Description
Parallel TSP using MPI
Your assignment is to compare the serial TSP solution, threaded TSP solution and the MPI-based
TSP Solutions from Assignment-1 with Assignment-2. In your report, compare the performances
of these different implementations in terms of both execution times and accuracy.
Requirements
1) You will generate the same number of points (x,y pairs) for each block separately. Make
sure the points you generate for each block. are within the x,y boundaries for that block.
This ensures an even distribution of points for each block.
2) You MUST use a dynamic programming (DP) solution to solve the individual TSP
subproblems.
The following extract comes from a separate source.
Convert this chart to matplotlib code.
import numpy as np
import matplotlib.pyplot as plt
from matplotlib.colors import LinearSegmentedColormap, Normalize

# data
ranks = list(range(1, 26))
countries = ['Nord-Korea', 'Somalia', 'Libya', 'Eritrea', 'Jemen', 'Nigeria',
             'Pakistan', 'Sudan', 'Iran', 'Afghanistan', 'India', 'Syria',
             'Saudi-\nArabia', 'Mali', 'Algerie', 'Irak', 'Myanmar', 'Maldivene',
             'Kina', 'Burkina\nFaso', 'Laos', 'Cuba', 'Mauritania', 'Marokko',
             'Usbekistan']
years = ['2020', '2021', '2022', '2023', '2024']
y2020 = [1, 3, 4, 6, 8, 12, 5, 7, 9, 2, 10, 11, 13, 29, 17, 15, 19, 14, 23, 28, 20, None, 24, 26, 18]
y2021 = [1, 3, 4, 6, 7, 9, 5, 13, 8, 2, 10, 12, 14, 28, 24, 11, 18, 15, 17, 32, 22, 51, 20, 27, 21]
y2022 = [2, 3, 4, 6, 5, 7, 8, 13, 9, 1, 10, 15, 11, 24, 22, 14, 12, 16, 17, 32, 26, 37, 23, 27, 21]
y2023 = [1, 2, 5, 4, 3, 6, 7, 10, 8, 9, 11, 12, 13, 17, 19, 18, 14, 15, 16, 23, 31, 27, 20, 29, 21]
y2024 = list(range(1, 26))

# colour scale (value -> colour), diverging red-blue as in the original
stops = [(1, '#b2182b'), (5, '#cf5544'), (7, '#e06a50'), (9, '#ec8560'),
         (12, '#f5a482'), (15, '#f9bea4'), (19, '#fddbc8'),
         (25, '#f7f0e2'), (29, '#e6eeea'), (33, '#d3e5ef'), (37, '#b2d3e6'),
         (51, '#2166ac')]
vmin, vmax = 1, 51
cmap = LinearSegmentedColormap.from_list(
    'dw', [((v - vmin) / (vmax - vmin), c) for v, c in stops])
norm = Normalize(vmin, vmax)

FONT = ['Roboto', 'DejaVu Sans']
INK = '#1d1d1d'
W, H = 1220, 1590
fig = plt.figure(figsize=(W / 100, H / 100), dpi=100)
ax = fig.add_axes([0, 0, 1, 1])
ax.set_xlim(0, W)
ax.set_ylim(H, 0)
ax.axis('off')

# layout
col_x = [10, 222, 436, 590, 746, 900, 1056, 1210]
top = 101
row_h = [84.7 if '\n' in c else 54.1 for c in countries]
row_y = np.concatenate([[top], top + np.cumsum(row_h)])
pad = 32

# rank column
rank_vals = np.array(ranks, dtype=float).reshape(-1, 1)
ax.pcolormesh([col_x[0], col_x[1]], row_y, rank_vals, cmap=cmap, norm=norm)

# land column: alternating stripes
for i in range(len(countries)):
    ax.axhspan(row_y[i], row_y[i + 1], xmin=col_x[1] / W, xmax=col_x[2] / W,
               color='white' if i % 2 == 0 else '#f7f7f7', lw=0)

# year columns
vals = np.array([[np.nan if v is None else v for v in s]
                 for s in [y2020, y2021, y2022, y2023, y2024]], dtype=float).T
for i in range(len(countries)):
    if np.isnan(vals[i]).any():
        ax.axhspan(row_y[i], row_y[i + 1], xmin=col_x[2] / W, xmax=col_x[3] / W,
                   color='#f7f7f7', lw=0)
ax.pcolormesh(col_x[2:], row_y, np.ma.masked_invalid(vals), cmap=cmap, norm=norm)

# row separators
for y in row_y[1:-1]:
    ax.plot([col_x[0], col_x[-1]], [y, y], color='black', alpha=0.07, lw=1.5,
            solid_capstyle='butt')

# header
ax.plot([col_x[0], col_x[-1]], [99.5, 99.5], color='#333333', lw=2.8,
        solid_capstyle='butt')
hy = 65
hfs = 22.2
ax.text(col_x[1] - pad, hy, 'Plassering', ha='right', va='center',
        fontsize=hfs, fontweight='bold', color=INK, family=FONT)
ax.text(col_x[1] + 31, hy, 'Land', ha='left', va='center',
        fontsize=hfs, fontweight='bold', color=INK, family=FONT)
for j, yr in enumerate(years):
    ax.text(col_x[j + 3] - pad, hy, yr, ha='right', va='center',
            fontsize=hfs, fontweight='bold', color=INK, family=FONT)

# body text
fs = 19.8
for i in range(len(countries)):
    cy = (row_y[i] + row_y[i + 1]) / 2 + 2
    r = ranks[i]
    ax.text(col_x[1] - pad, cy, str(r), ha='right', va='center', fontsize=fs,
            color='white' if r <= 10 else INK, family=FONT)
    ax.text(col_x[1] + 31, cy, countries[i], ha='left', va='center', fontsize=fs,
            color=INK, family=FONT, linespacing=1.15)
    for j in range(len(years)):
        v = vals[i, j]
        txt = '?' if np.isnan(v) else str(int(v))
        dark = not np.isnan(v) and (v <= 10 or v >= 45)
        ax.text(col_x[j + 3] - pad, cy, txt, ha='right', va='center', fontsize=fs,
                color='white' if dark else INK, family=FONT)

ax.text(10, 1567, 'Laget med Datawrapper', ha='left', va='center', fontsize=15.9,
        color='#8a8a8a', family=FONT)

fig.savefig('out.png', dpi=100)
Instead of creating an open-TSP as in Assignment-1, we will now directly
use the optimal closed loops from the serial TSP solution.
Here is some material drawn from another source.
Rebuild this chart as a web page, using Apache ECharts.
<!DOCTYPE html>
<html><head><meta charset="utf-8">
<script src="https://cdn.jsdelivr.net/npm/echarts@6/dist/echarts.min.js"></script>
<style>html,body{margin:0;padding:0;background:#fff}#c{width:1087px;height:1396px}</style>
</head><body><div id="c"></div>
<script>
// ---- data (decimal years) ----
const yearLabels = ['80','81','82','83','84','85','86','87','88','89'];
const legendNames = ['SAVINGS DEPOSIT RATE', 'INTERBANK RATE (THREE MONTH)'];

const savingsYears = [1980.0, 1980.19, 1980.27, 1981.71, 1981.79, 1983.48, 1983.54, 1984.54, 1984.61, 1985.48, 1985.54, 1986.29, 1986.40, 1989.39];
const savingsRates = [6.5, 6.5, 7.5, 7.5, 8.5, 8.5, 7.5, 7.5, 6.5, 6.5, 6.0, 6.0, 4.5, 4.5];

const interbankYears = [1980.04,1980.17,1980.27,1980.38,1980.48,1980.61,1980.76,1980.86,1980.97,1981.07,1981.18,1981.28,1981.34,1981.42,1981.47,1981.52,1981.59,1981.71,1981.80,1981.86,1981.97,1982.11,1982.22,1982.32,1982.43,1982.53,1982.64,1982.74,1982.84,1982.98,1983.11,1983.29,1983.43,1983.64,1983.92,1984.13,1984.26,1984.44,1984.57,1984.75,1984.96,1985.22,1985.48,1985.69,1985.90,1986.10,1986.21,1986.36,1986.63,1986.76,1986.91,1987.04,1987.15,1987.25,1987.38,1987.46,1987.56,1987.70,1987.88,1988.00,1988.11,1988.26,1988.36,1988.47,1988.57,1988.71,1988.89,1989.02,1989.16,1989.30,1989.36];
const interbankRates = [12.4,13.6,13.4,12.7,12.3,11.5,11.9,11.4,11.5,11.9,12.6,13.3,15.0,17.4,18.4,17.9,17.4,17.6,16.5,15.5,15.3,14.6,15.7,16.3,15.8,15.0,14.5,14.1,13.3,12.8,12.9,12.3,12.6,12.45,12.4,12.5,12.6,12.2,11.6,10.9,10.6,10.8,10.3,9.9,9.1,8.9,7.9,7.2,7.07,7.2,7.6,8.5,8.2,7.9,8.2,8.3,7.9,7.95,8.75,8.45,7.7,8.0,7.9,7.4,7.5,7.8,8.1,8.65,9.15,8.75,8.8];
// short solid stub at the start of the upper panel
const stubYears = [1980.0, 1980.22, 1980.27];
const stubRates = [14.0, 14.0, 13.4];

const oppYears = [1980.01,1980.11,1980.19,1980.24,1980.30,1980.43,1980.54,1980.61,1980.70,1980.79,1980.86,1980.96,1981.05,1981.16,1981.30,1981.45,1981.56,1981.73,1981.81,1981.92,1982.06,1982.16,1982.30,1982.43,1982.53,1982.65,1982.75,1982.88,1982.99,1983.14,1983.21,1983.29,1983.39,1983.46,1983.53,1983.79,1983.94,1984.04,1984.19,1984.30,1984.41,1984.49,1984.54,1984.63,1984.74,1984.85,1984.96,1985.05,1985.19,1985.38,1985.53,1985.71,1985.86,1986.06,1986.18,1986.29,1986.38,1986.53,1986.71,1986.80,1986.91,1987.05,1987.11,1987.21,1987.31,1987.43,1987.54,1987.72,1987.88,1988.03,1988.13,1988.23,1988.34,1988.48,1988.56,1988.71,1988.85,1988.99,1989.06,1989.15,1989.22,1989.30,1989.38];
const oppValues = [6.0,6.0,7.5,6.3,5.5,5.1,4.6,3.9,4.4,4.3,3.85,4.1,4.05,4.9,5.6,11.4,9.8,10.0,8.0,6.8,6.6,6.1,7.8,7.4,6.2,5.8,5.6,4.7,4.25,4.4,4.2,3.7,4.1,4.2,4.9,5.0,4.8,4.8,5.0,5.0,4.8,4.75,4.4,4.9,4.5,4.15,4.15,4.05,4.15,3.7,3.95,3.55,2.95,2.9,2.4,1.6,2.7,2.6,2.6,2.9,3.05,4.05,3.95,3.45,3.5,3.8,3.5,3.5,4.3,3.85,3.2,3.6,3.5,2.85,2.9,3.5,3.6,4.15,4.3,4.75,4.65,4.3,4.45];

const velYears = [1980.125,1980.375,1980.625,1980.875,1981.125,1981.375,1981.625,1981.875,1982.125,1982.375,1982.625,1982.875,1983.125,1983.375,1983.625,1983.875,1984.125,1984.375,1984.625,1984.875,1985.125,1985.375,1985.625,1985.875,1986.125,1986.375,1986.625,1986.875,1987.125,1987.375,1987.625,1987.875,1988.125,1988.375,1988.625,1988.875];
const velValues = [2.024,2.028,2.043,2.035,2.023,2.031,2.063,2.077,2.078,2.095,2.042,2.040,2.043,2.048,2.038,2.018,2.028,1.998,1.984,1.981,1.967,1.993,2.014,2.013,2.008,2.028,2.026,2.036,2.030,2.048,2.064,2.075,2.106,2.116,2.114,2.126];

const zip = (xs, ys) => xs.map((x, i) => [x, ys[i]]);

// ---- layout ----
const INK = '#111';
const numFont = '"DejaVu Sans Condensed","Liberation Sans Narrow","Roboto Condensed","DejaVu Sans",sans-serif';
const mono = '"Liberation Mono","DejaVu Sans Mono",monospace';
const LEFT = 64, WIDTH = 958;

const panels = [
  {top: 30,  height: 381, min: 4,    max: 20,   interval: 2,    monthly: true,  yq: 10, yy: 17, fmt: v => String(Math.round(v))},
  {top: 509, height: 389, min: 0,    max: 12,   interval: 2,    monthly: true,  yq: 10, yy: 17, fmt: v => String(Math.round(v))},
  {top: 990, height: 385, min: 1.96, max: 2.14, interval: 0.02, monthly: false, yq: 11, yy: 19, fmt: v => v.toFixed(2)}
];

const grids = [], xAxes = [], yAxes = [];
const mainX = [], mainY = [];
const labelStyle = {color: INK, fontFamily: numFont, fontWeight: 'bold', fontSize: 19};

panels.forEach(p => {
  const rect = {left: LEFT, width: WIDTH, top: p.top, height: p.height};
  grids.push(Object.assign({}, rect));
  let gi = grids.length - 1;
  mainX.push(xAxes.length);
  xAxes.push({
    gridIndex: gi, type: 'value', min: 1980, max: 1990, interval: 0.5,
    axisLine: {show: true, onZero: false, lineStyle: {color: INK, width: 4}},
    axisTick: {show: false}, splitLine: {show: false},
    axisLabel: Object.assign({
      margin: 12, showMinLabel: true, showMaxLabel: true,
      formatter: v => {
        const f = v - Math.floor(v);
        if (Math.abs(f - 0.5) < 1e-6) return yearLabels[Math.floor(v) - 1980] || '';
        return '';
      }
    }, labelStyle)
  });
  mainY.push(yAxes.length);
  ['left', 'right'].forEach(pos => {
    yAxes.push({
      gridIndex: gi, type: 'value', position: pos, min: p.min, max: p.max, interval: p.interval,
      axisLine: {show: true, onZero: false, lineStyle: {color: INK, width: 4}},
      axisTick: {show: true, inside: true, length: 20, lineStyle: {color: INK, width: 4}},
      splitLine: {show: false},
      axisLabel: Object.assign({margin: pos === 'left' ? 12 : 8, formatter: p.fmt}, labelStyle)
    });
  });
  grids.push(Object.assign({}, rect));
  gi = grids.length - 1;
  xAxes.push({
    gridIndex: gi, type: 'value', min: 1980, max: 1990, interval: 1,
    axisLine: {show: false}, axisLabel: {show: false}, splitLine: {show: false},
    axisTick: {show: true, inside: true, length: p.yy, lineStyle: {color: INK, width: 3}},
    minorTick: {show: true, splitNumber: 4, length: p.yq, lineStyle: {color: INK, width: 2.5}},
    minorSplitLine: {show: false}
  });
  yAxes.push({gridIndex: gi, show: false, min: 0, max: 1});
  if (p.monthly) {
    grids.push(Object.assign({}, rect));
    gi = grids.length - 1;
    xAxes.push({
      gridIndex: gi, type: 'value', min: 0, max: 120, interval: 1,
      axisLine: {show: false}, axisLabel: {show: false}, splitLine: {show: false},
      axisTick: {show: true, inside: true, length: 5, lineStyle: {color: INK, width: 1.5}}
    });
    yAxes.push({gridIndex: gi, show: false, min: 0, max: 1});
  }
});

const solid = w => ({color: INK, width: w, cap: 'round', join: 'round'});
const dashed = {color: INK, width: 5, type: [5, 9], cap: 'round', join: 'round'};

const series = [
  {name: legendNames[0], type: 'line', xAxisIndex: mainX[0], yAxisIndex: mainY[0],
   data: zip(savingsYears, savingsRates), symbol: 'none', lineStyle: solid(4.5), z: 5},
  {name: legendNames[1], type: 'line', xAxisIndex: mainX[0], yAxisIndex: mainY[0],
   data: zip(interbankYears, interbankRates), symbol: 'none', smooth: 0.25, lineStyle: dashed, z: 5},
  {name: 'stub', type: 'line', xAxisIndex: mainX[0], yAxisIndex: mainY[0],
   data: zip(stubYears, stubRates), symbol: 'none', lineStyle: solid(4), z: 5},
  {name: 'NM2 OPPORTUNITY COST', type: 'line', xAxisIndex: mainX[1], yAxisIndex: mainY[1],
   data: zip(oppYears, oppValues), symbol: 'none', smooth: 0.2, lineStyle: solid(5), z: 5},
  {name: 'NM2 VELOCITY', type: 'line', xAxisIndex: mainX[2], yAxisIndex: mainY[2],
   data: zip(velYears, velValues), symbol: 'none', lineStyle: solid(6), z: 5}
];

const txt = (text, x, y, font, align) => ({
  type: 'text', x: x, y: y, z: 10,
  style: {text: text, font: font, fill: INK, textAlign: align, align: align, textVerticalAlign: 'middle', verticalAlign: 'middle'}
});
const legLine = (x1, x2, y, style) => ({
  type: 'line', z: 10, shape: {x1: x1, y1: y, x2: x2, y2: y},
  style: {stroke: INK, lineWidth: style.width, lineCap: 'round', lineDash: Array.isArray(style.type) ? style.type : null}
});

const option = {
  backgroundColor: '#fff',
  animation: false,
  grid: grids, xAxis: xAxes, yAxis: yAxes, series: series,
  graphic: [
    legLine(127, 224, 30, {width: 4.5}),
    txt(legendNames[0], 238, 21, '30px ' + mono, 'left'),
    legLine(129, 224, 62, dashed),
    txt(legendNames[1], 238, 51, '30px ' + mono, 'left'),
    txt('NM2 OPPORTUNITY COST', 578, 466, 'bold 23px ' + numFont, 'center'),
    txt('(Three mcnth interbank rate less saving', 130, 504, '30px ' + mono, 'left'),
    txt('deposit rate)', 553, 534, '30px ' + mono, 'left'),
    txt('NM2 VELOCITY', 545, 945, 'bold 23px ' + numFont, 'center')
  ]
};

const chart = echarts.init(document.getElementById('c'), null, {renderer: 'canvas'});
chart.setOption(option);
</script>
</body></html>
3) Use an MPI Cartesian topology to set up your b2
blocks in a 2-D grid as in assignment-1.
4) Use the TSP-merge technique discussed in the hand-out for merging two closed TSP
solutions from two different blocks.
5) At the block level, in essence, we are following the Euclidean TSP approach using the
nearest neighbors. This problem is solved by computing the minimum spanning tree from
the nearest neighbor graph and has performance guarantees within 2OPT.
For a proper parallelization of the MST concept, we will use Boruvka’s nearest neighbor
algorithm which takes O(log n) steps, where n is the number of blocks (i.e., n x K points,
where each block will have K points and n=b2
). Check hand-out for implementing the
MST idea.
6) Using the MPI Cartesian coordinates, we will first solve the TSP-merge problem along
each row. Since we have b columns, this will take O(log b) time (not considering the time
taken for merging two TSPs; that’s an exercise for you).
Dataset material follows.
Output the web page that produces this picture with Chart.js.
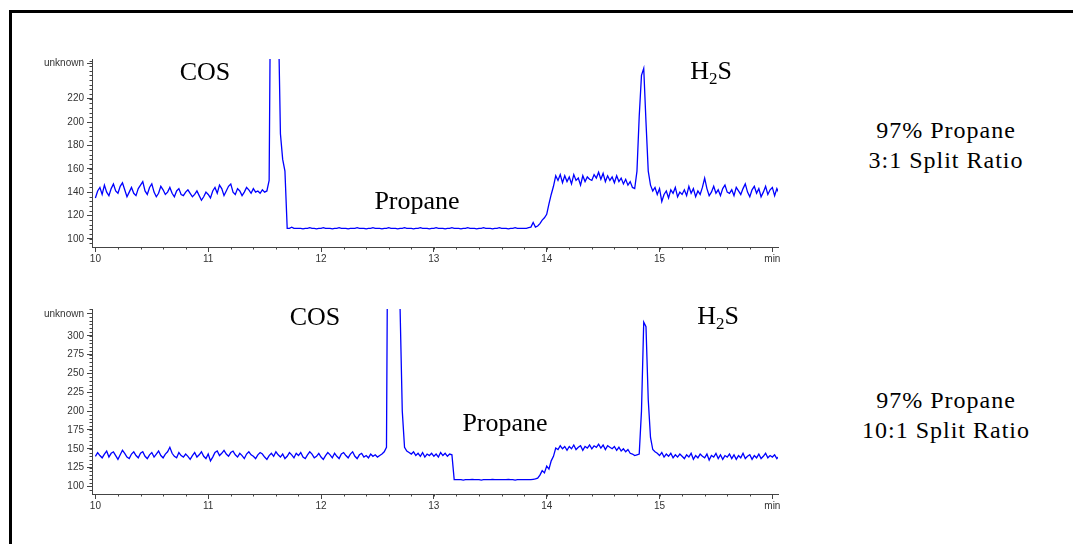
<!DOCTYPE html>
<html>
<head>
<meta charset="utf-8">
<script src="https://cdn.jsdelivr.net/npm/chart.js@4.4.1/dist/chart.umd.min.js"></script>
<style>
    html, body { margin: 0; padding: 0; background: #fff; }
    body { width: 1073px; height: 544px; position: relative; overflow: hidden; }
    .frame {
        position: absolute; left: 9px; top: 10px; right: -10px; bottom: -10px;
        border-left: 3px solid #000; border-top: 3px solid #000;
    }
    canvas { position: absolute; left: 0; }
    .lbl {
        position: absolute; transform: translate(-50%, -50%);
        font-family: "Liberation Serif", "Times New Roman", serif;
        font-size: 26px; line-height: 1; color: #000; white-space: nowrap;
    }
    .lbl sub { font-size: 17px; vertical-align: -5px; line-height: 0; }
    .note { font-size: 24px; letter-spacing: 1px; text-align: center; line-height: 30px; }
</style>
</head>
<body>
<div class="frame"></div>
<canvas id="chart3" width="800" height="280" style="top:0"></canvas>
<canvas id="chart10" width="800" height="264" style="top:280px"></canvas>

<div class="lbl" style="left:205px; top:72px">COS</div>
<div class="lbl" style="left:711px; top:71px">H<sub>2</sub>S</div>
<div class="lbl" style="left:417px; top:201px">Propane</div>
<div class="lbl note" style="left:946px; top:145px">97% Propane<br>3:1 Split Ratio</div>

<div class="lbl" style="left:315px; top:317px">COS</div>
<div class="lbl" style="left:718px; top:316px">H<sub>2</sub>S</div>
<div class="lbl" style="left:505px; top:423px">Propane</div>
<div class="lbl note" style="left:946px; top:415px">97% Propane<br>10:1 Split Ratio</div>

<script>
// detector sampled every 0.02 min starting at 10.00 min
const sampleStart = 10.0;
const sampleStep = 0.02;

// 97% propane, 3:1 split
const split3Signal = [
    135,141,144,138,146,140,137,143,147,141,
    139,145,148,142,136,140,144,139,137,143,
    146,149,141,138,144,147,140,136,139,145,
    142,138,140,144,139,136,141,143,138,137,
    140,142,139,136,138,141,137,133,136,140,
    138,135,141,144,139,146,143,137,141,145,
    147,140,138,143,141,137,140,144,142,139,
    143,140,141,139,142,140,141,150,420,520,
    480,300,190,168,158,109,109,110,109,109,
    109,109,108.5,109,109,109.5,109,109,108.5,109,
    109,109.5,109,109,109,108.5,109,109,109.5,109,
    109,109,108.5,109,109,109,109.5,109,109,109,
    108.5,109,109,109.5,109,109,109,108.5,109,109,
    109.5,109,109,109,108.5,109,109,109.5,109,109,
    109,108.5,109,109,109.5,109,109,109,108.5,109,
    109,109.5,109,109,109,108.5,109,109,109.5,109,
    109,109,108.5,109,109,109.5,109,109,109,108.5,
    109,109,109.5,109,109,109,108.5,109,109,109.5,
    109,109,109,108.5,109,109,109.5,109,109,109,
    109,109,109.5,110,114,110,111,113,116,118,
    121,130,138,145,154,150,155,148,154,149,
    153,147,155,150,152,146,154,149,153,151,
    150,155,152,157,151,156,149,154,150,153,
    148,154,149,152,147,151,146,149,144,143,
    158,205,240,246,200,158,146,141,144,138,
    143,132,138,141,135,142,139,144,136,140,
    138,142,137,145,139,143,136,141,138,144,
    152,143,137,140,145,139,142,137,143,146,
    140,139,142,137,144,141,138,143,147,140,
    136,142,145,139,143,136,140,145,138,142,
    144,137,143,139
];

// 97% propane, 10:1 split
const split10Signal = [
    140,145,141,138,143,147,139,144,146,141,
    136,142,148,144,139,137,143,146,141,138,
    144,146,140,137,142,145,139,143,147,141,
    138,143,146,152,144,140,138,145,141,139,
    143,140,136,141,145,139,142,146,140,137,
    143,134,139,145,147,141,144,148,143,140,
    145,147,142,139,144,141,137,143,146,142,
    140,137,142,145,143,139,136,141,144,140,
    146,142,139,143,137,140,145,142,138,144,
    141,145,139,137,142,146,143,138,140,144,
    139,136,141,145,142,138,144,140,137,143,
    145,141,138,143,146,140,137,142,144,139,
    141,138,143,140,142,139,141,143,146,152,
    700,900,900,800,600,340,200,152,147,145,
    143,146,141,144,140,145,139,143,141,144,
    140,143,139,145,141,144,140,143,142,109,
    109,109,109,108.5,109,109,109,109.5,109,109,
    109,108.5,109,109,109,109,109.5,109,109,109,
    109,109,109,109.5,109,109,108.5,109,109,109,
    109,109,109,109,109.5,110,111,115,121,118,
    127,123,134,140,151,149,154,150,153,148,
    153,150,155,149,152,154,148,153,151,155,
    150,154,152,156,151,155,149,154,152,150,
    153,148,152,147,150,146,149,144,143,141,
    142,143,200,318,312,215,165,149,146,144,
    141,145,139,143,140,144,138,142,139,143,
    140,137,142,139,144,136,141,138,143,140,
    138,143,135,141,139,144,137,142,136,141,
    139,143,137,142,136,141,138,144,137,140,
    142,136,141,138,143,137,140,144,138,141,
    139,142,137,140
];

// axes
const timeTicks = [10, 11, 12, 13, 14, 15, 16];
const timeLabels = ['10', '11', '12', '13', '14', '15', 'min'];
const timeMin = 9.97;
const timeMax = 16.05;
const timeMinorStep = 0.2;

const split3YTicks = [100, 120, 140, 160, 180, 200, 220];
const split10YTicks = [100, 125, 150, 175, 200, 225, 250, 275, 300];
const unitLabel = 'unknown';

function rangeOf(from, to, step) {
    const out = [];
    for (let v = from; v <= to + 1e-9; v += step) out.push(+v.toFixed(4));
    return out;
}

const minorTicks = {
    id: 'minorTicks',
    afterDraw(chart, args, opts) {
        const { ctx, scales: { x, y } } = chart;
        ctx.save();
        ctx.strokeStyle = '#444';
        ctx.lineWidth = 1;
        ctx.beginPath();
        opts.xValues.forEach(v => {
            const px = Math.round(x.getPixelForValue(v)) + 0.5;
            ctx.moveTo(px, x.top);
            ctx.lineTo(px, x.top + 2.5);
        });
        opts.yValues.forEach(v => {
            const py = Math.round(y.getPixelForValue(v)) + 0.5;
            ctx.moveTo(y.right - 2.5, py);
            ctx.lineTo(y.right, py);
        });
        ctx.stroke();
        ctx.restore();
    }
};

function makeChart(id, signal, yMin, yMax, yTicks, unitValue, yMinor, padTop, xAxisHeight) {
    const points = signal.map((v, i) => ({ x: sampleStart + i * sampleStep, y: v }));
    const tickFont = { family: '"Liberation Sans", Arial, sans-serif', size: 10 };

    return new Chart(document.getElementById(id), {
        type: 'line',
        data: {
            datasets: [{
                data: points,
                borderColor: '#0000ff',
                borderWidth: 1.3,
                pointRadius: 0,
                tension: 0,
                fill: false
            }]
        },
        options: {
            responsive: false,
            animation: false,
            devicePixelRatio: 1,
            layout: { padding: { top: padTop, right: 22, bottom: 0, left: 0 } },
            plugins: {
                legend: { display: false },
                tooltip: { enabled: false },
                minorTicks: { xValues: rangeOf(10, 16, timeMinorStep), yValues: yMinor }
            },
            scales: {
                x: {
                    type: 'linear',
                    min: timeMin,
                    max: timeMax,
                    afterBuildTicks: scale => { scale.ticks = timeTicks.map(v => ({ value: v })); },
                    afterFit: scale => { scale.height = xAxisHeight; },
                    ticks: {
                        autoSkip: false,
                        maxRotation: 0,
                        padding: 1,
                        color: '#333',
                        font: tickFont,
                        callback: v => timeLabels[timeTicks.indexOf(v)]
                    },
                    grid: { drawOnChartArea: false, drawTicks: true, tickLength: 5, color: '#444' },
                    border: { display: true, color: '#444', width: 1 }
                },
                y: {
                    type: 'linear',
                    min: yMin,
                    max: yMax,
                    afterBuildTicks: scale => {
                        scale.ticks = yTicks.concat([unitValue]).map(v => ({ value: v }));
                    },
                    afterFit: scale => { scale.width = 92; },
                    ticks: {
                        autoSkip: false,
                        padding: 3,
                        color: '#333',
                        font: tickFont,
                        callback: v => v === unitValue ? unitLabel : String(v)
                    },
                    grid: { drawOnChartArea: false, drawTicks: true, tickLength: 5, color: '#444' },
                    border: { display: true, color: '#444', width: 1 }
                }
            }
        },
        plugins: [minorTicks]
    });
}

makeChart('chart3', split3Signal, 93, 254, split3YTicks, 250, rangeOf(96, 252, 4), 59, 33);
makeChart('chart10', split10Signal, 90, 335.5, split10YTicks, 329, rangeOf(95, 335, 5), 29, 50);
</script>
</body>
</html>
Note that all rows of the 2-D grid can merge their TSPs in parallel in O(log b) steps.
Once this is completed (use MPI_Barrier to check for completion), we will just have to
stitch b TSPs along the column which takes another O(log b) steps. Hence total number
of steps for stitching the blocks will be 2log b steps multiplied by the individual worstcase times of stitching two TSPs together. This could have been implemented in a 1-D
scenario (taking O(log n) steps), however, the 2-D block partition scheme provides
improvements due to the 2log b steps from an implementation perspective.
7) We should not get any inversions using this approach as in Assignment-1. But make sure
that is the case. If we do get inversions, we need to use the same strategy as before to
switch edges and resolve them.
Results and Report
I expect that you will execute timing runs. From these you can prepare plots showing speedup
and accuracy (in terms of length of the tour) for parallel versions using several sizes.
Deliverables
1. Source code(s)
2. Written report describing results. I expect a few pages with graphs or tables along with
paragraphs describing your results and conclusions.
3. Show theoretical analyses of your parallel algorithm in terms of run time complexity,
efficiency, scalability (isoefficiency), cost and memory optimality and calculate the optimal
number of processors needed for a problem of size N points.